Without getting too profound and anthropological, the reason focusing on and expressing a business’s purpose works, is that we humans seek meaning in our lives, in what we do, in the choices we make and in the commitments we make. People want to know the Why? and identify with it, which is why when visions with purpose resonate with people its not through an elegantly crafted paragraph of vision statement copy - it is through the stories and sharing the values that flow from it.

Anecdotally, a couple of years ago, Ellen Kullman, then CEO of DuPont, put her finger on this, saying to the FT: “We had a vision and a mission and nobody understood what they were”, but had found she had got far closer when she asked an employee on the production line making Kevlar, the fibre used in bulletproof vests, what he was doing, and got the answer “we’re saving lives”.

Finding a vision with purpose

The key to finding a vision with purpose and meaning that resonates with people inside and outside a business is not to accept the early solutions - interrogate them, keep simplifying and re-expressing them.
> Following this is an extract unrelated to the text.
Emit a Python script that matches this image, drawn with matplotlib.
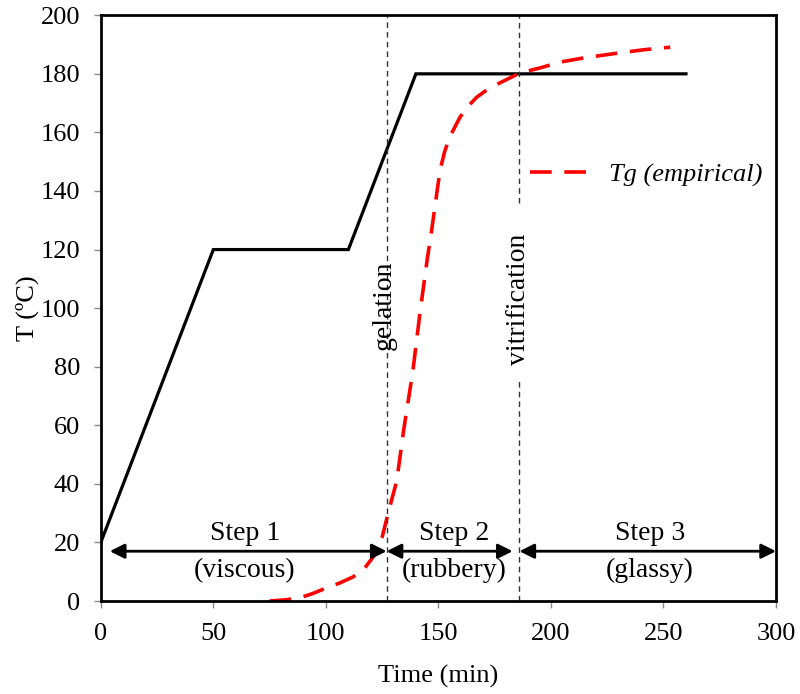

Even Steve Jobs evolved his - originally talking about a dent, rather than a ding.

When helping clients develop their vision we use a combinations of three approaches:

  1. Work with senior leaders and ask foundational questions to get to a rich set of ingredients for the vision

    Vision questions
    What’s your ambition for the business?
    What does success look like in two / three / four / five… years time?
    What does the future look like?
    What future do you ‘believe’ in?
    …And what is the role of your business in it?

  2. Keep asking why to get to the essence of what’s important to the business, what they are here for, and if they have a vision to get beyond statements like ‘we want to be the market leader in premium sector of…’.
  3. Think about the vision as a story in miniature, rather than a statement. Working with stakeholders asking them to tell brief stories using the ingredients for the vision they’ve identified can be revealing. Try asking them to imagine they are explaining the vision or purpose to a potential employee or even their grandparents.

A successful vision should be a reference point everyone can use in everyday conversations and activities, from talking informally to a customer to a team setting priorities.

Ultimately a vision works when it becomes part of the fabric of the organisation, rather than a locked-down statement that feels like a museum piece. They are not predictions, along with long term strategies and plans visions should be reviewed, evolved and sometimes reset.